Exercise objective = Write out word for word each line of the records, beginning at the first and stopping after the line with "sd_round50 = [27.5, 45.5, 62.8, 82.3, 94.6]". Leave the pictures out.

Supplied records =
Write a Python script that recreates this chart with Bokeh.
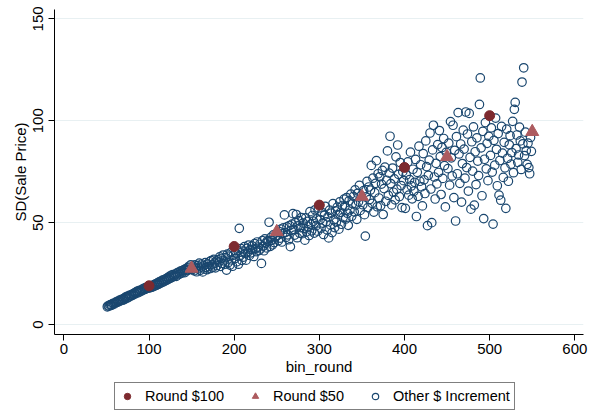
from bokeh.plotting import figure
from bokeh.models import Range1d, FixedTicker, Legend, LegendItem
from bokeh.layouts import column
from bokeh.embed import file_html
from bokeh.resources import INLINE

# ---- data ----
x_round100 = [100, 200, 300, 400, 500]
sd_round100 = [19.0, 38.3, 58.6, 77.1, 102.5]

x_round50 = [150, 250, 350, 450, 550]
sd_round50 = [27.5, 45.5, 62.8, 82.3, 94.6]

x_other = [b for b in range(51, 550) if b % 50 != 0]
sd_other = [
    8.7, 9.2, 9.0, 9.5, 9.8, 9.4, 10.1, 10.4, 10.0,
    10.5, 11.0, 10.8, 11.4, 11.1, 11.8, 11.5, 12.1, 12.4, 11.9,
    12.7, 12.3, 13.2, 13.6, 12.9, 13.9, 13.4, 14.3, 14.0, 14.6,
    14.2, 15.0, 14.7, 15.5, 15.1, 15.9, 16.3, 15.6, 16.6, 16.0,
    16.8, 16.4, 17.3, 16.9, 17.8, 17.2, 18.1, 17.6, 18.4, 17.9,
    18.0, 18.7, 18.3, 19.2, 18.6, 19.6, 19.0, 20.0, 19.3,
    20.4, 19.7, 20.9, 20.2, 21.3, 20.6, 21.8, 21.0, 22.1, 21.4,
    22.5, 21.8, 23.0, 22.3, 23.6, 22.7, 24.1, 23.2, 24.5, 23.5,
    24.0, 24.8, 23.6, 25.3, 24.4, 25.7, 24.9, 26.2, 25.1, 26.5,
    25.8, 26.9, 25.5, 27.3, 26.4, 27.8, 26.7, 28.6, 27.1, 29.3,
    27.0, 28.6, 26.4, 29.3, 27.7, 25.9, 28.9, 27.4, 30.1,
    26.6, 28.2, 29.7, 25.8, 28.8, 27.3, 30.4, 28.0, 26.9, 29.6,
    28.4, 30.8, 27.5, 31.4, 29.3, 28.1, 32.0, 30.2, 27.8, 31.1,
    29.0, 31.8, 30.6, 33.2, 28.5, 32.4, 30.0, 34.1, 31.2, 29.6,
    32.8, 26.7, 34.5, 30.4, 33.6, 29.2, 35.3, 31.7, 28.6, 34.0,
    32.4, 35.1, 30.8, 36.4, 29.6, 47.2, 33.8, 37.2, 31.5,
    36.0, 33.1, 38.2, 34.9, 31.6, 37.4, 35.5, 39.0, 33.9, 36.8,
    35.2, 38.6, 36.9, 33.4, 39.7, 37.3, 35.8, 40.5, 38.0, 36.3,
    39.4, 37.1, 30.0, 41.2, 38.5, 36.2, 42.0, 39.9, 37.6, 41.0,
    40.6, 50.2, 38.3, 42.8, 41.3, 39.1, 44.0, 40.2, 42.5, 43.4,
    43.8, 41.2, 45.6, 42.4, 46.8, 40.5, 44.7, 47.5, 53.8,
    45.1, 42.8, 47.9, 44.0, 41.6, 48.6, 38.2, 46.2, 49.3, 54.4,
    46.7, 43.9, 50.1, 54.0, 42.6, 48.4, 51.0, 44.8, 47.6, 52.5,
    44.6, 49.8, 47.2, 41.4, 52.3, 45.5, 50.6, 48.1, 43.7, 55.4,
    49.2, 46.0, 53.5, 50.7, 44.9, 56.3, 48.4, 51.8, 45.8, 57.2,
    51.5, 47.3, 55.0, 49.8, 44.2, 53.6, 58.0, 50.4, 46.5,
    52.8, 42.5, 56.1, 48.9, 54.7, 45.1, 59.3, 51.4, 47.6, 55.8,
    50.3, 57.6, 53.9, 46.8, 60.2, 55.1, 49.2, 58.4, 52.6, 61.5,
    57.9, 51.8, 62.3, 54.6, 48.7, 60.8, 56.2, 64.0, 53.1, 59.4,
    62.9, 55.3, 66.1, 58.7, 51.6, 64.4, 60.2, 68.3, 56.0, 63.1,
    58.8, 65.7, 53.9, 43.4, 62.6, 70.2, 57.4, 67.5, 61.3,
    66.0, 78.1, 59.5, 71.8, 55.2, 64.7, 69.3, 80.4, 57.8, 74.0,
    62.1, 72.5, 58.3, 68.9, 75.6, 54.0, 66.7, 77.2, 60.5, 70.8,
    85.2, 63.4, 74.3, 92.4, 69.1, 58.7, 76.8, 64.9, 71.5, 61.2,
    82.3, 66.4, 88.1, 73.7, 62.8, 79.5, 68.2, 57.4, 75.0, 70.6,
    57.0, 73.4, 66.2, 79.8, 63.5, 71.1, 84.6, 68.0, 61.7,
    76.2, 65.4, 69.8, 81.0, 53.0, 74.7, 62.9, 87.5, 70.3, 78.4,
    67.6, 58.2, 83.9, 71.0, 64.3, 90.1, 77.5, 48.5, 73.2, 80.7,
    94.0, 66.5, 50.0, 85.7, 97.8, 72.4, 61.6, 79.1, 69.0, 88.3,
    74.6, 95.2, 82.4, 63.8, 86.9, 71.7, 91.3, 78.0, 57.7, 84.5,
    76.5, 89.0, 68.4, 99.6, 81.8, 72.9, 97.8, 62.3, 85.5,
    50.8, 92.2, 74.0, 104.0, 83.7, 69.3, 88.6, 60.1, 79.0, 95.4,
    86.1, 71.8, 104.3, 77.0, 93.5, 65.5, 103.6, 82.0, 56.6, 89.7,
    75.3, 97.0, 58.6, 84.8, 68.7, 91.6, 80.2, 73.1, 108.0, 121.0,
    86.7, 63.2, 94.8, 52.0, 81.1, 99.1, 76.4, 88.9, 70.6, 92.3,
    83.0, 96.5, 74.8, 49.3, 90.4, 78.2, 101.3, 86.0, 68.1,
    93.7, 63.5, 80.5, 61.0, 97.2, 84.1, 72.2, 89.4, 76.9, 57.0,
    95.9, 81.6, 70.3, 88.2, 92.7, 78.7, 84.4, 99.7, 74.5, 105.6,
    109.0, 86.3, 93.0, 79.6, 83.2, 96.9, 90.1, 76.1, 119.0, 88.7,
    126.0, 82.9, 94.4, 85.3, 78.6, 89.0, 77.0, 74.0, 91.8, 85.0,
]
assert len(x_other) == len(sd_other), (len(x_other), len(sd_other))

x_ticks = [0, 100, 200, 300, 400, 500, 600]
y_ticks = [0, 50, 100, 150]
series_labels = ["Round $100", "Round $50", "Other $ Increment"]

FONT = "Liberation Sans"
C100 = "#7d2a2f"
C50 = "#ad5b5f"
COTHER = "#1a476f"

p = figure(width=591, height=378, output_backend="svg", toolbar_location=None,
           x_range=Range1d(-11.0, 610.2), y_range=Range1d(-4.9, 154.6),
           min_border_left=54, min_border_right=8, min_border_top=9,
           min_border_bottom=44)
p.outline_line_color = None
p.background_fill_color = "white"
p.border_fill_color = "white"

style_other = dict(marker="circle", fill_color=None, line_color=COTHER, line_width=1.2)
style100 = dict(marker="circle", fill_color=C100, line_color=C100)
style50 = dict(marker="triangle", fill_color=C50, line_color=C50)

p.scatter(x_other, sd_other, size=8.5, **style_other)
p.scatter(x_round100, sd_round100, size=10, **style100)
p.scatter(x_round50, sd_round50, size=13, **style50)

p.xgrid.visible = False
p.ygrid.grid_line_color = "#e8f0f2"
p.ygrid.grid_line_width = 1

for ax in (p.xaxis[0], p.yaxis[0]):
    ax.minor_tick_line_color = None
    ax.major_tick_in = 0
    ax.major_tick_out = 6
    ax.axis_line_color = "black"
    ax.major_tick_line_color = "black"
    ax.major_label_text_color = "black"
    ax.major_label_text_font = FONT
    ax.major_label_text_font_size = "15px"
    ax.axis_label_text_font = FONT
    ax.axis_label_text_font_size = "15px"
    ax.axis_label_text_font_style = "normal"
    ax.axis_label_text_color = "black"

p.xaxis.ticker = FixedTicker(ticks=x_ticks)
p.yaxis.ticker = FixedTicker(ticks=y_ticks)
p.xaxis.axis_label = "bin_round"
p.yaxis.axis_label = "SD(Sale Price)"
p.yaxis.major_label_orientation = "vertical"
p.xaxis.major_label_standoff = 3
p.xaxis.axis_label_standoff = 1
p.yaxis.major_label_standoff = 5
p.yaxis.axis_label_standoff = 2

# legend strip below the chart (its ranges keep the series out of view;
# only the legend keys are shown)
pl = figure(width=591, height=33, output_backend="svg", toolbar_location=None,
            x_range=Range1d(-3, -2), y_range=Range1d(-3, -2), min_border=0,
            x_axis_location=None, y_axis_location=None)
pl.grid.visible = False
pl.outline_line_color = None
pl.background_fill_color = "white"
pl.border_fill_color = "white"
l100 = pl.scatter(x_round100, sd_round100, size=10, **style100)
l50 = pl.scatter(x_round50, sd_round50, size=13, **style50)
lother = pl.scatter(x_other, sd_other, size=8.5, **style_other)

legend = Legend(items=[
    LegendItem(label=series_labels[0], renderers=[l100]),
    LegendItem(label=series_labels[1], renderers=[l50]),
    LegendItem(label=series_labels[2], renderers=[lother]),
], orientation="horizontal", location=(60, 1))
legend.label_text_font = FONT
legend.label_text_font_size = "14.5px"
legend.label_text_color = "black"
legend.border_line_color = "black"
legend.border_line_width = 1
legend.padding = 4
legend.margin = 0
legend.spacing = 23
legend.glyph_width = 16
legend.glyph_height = 18
legend.label_height = 18
legend.label_standoff = 10
legend.background_fill_color = "white"
pl.add_layout(legend, "center")

layout = column(p, pl, spacing=0)
open("out.html", "w").write(file_html(layout, INLINE))
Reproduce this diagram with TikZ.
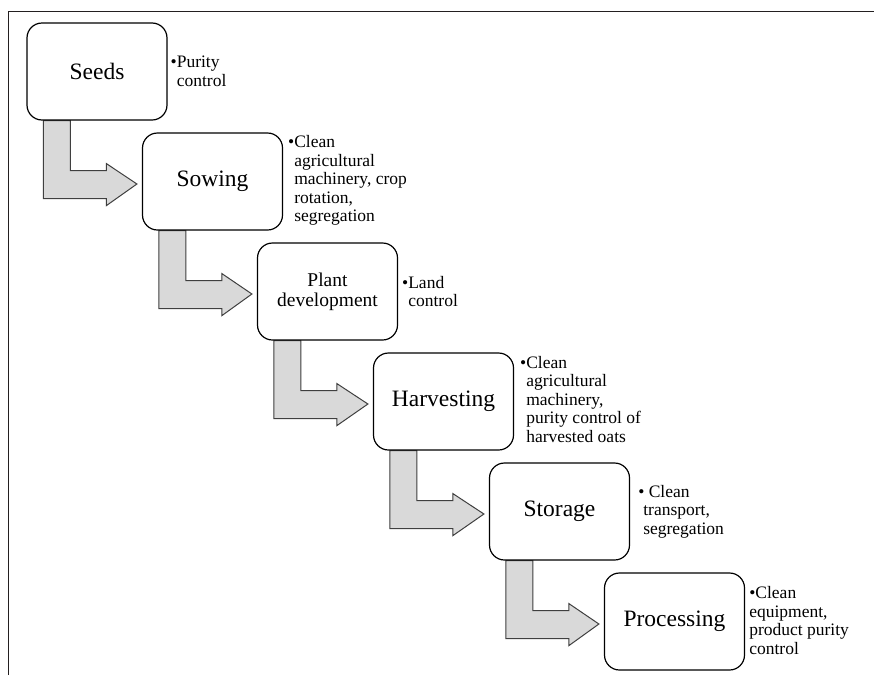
\documentclass[tikz,border=0pt]{standalone}
\usepackage{fontspec}
\setmainfont{Liberation Serif}
\usetikzlibrary{calc}
\definecolor{arrfill}{HTML}{D9D9D9}
\definecolor{arrline}{HTML}{3F3F3F}
\definecolor{framec}{HTML}{231F20}
\tikzset{
  stagebox/.style={draw=black, line width=1.2pt, fill=white, rounded corners=15pt,
    minimum width=140pt, minimum height=97pt, inner sep=2pt, align=center,
    font=\fontsize{23.5}{26}\selectfont},
  note/.style={anchor=west, inner sep=0pt, align=left,
    font=\fontsize{17.5}{18.5}\selectfont},
  bentarrow/.style={draw=arrline, line width=1pt, fill=arrfill, line join=miter}
}
\newcommand{\bent}[2]{%
  \path[bentarrow] ($(#1.south west)+(17,0)$) -- ($(#1.south west)+(44,0)$)
    -- ($(#1.south west)+(44,50)$) -- ($(#1.south west)+(80,50)$)
    -- ($(#1.south west)+(80,43)$) -- ($(#2.west)+(-5,2.5)$)
    -- ($(#1.south west)+(80,85)$) -- ($(#1.south west)+(80,78)$)
    -- ($(#1.south west)+(17,78)$) -- cycle;}
\begin{document}
\begin{tikzpicture}[x=1pt,y=-1pt]
\useasboundingbox (0,0) rectangle (874,675);
\draw[framec, line width=1.5pt] (8.5,675) -- (8.5,11.5) -- (874,11.5);
% box centres
\path
  (97,71.5) coordinate (cseeds)
  (212.5,181.5) coordinate (csow)
  (327.5,291.5) coordinate (cplant)
  (443.5,401.5) coordinate (charv)
  (559.5,511.5) coordinate (cstor)
  (674.5,621.5) coordinate (cproc);
\node[stagebox, draw=none, fill=none] (seeds) at (cseeds) {\phantom{S}};
\node[stagebox, draw=none, fill=none] (sowing) at (csow) {\phantom{S}};
\node[stagebox, draw=none, fill=none] (plant) at (cplant) {\phantom{S}};
\node[stagebox, draw=none, fill=none] (harvest) at (charv) {\phantom{S}};
\node[stagebox, draw=none, fill=none] (storage) at (cstor) {\phantom{S}};
\node[stagebox, draw=none, fill=none] (proc) at (cproc) {\phantom{S}};
\bent{seeds}{sowing}
\bent{sowing}{plant}
\bent{plant}{harvest}
\bent{harvest}{storage}
\bent{storage}{proc}
\node[stagebox] at (seeds) {Seeds};
\node[stagebox] at (sowing) {Sowing};
\node[stagebox, font=\fontsize{19.5}{20}\selectfont] at (plant) {Plant\\development};
\node[stagebox] at (harvest) {Harvesting};
\node[stagebox] at (storage) {Storage};
\node[stagebox] at (proc) {Processing};
% notes
\node[note] (nseeds) at ($(seeds.east)+(9,0)$) {\llap{•}Purity\\control};
\node[note] (nsow) at ($(sowing.east)+(11,-1)$) {\llap{•}Clean\\agricultural\\machinery, crop\\rotation,\\segregation};
\node[note] (nplant) at ($(plant.east)+(10,0)$) {\llap{•}Land\\control};
\node[note] (nharv) at ($(harvest.east)+(12,-2)$) {\llap{•}Clean\\agricultural\\machinery,\\purity control of\\harvested oats};
\node[note] (nstor) at ($(storage.east)+(13,0)$) {\kern-5pt• Clean\\transport,\\segregation};
\node[note] (nproc) at ($(proc.east)+(4,-1)$) {•Clean\\equipment,\\product purity\\control};
\end{tikzpicture}
\end{document}
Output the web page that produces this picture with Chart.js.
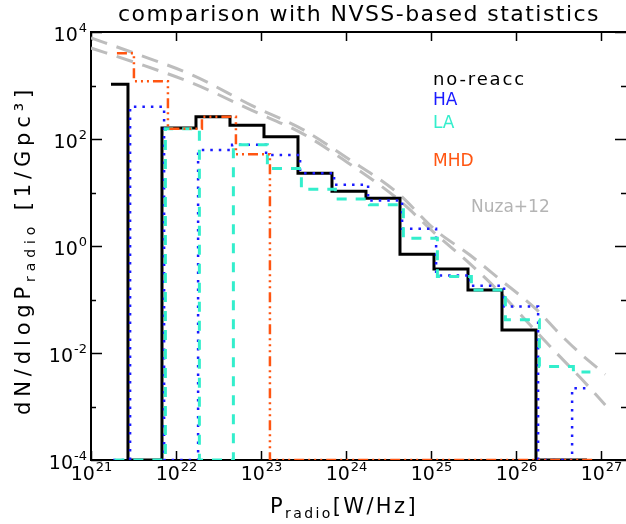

Exercise result =
Write a Python script that recreates this chart with Bokeh.
from bokeh.plotting import figure
from bokeh.models import Range1d, FixedTicker, Legend, LegendItem
from bokeh.layouts import column
from bokeh.embed import file_html
from bokeh.resources import INLINE

# ---- data ----
x_round100 = [100, 200, 300, 400, 500]
sd_round100 = [19.0, 38.3, 58.6, 77.1, 102.5]

x_round50 = [150, 250, 350, 450, 550]
sd_round50 = [27.5, 45.5, 62.8, 82.3, 94.6]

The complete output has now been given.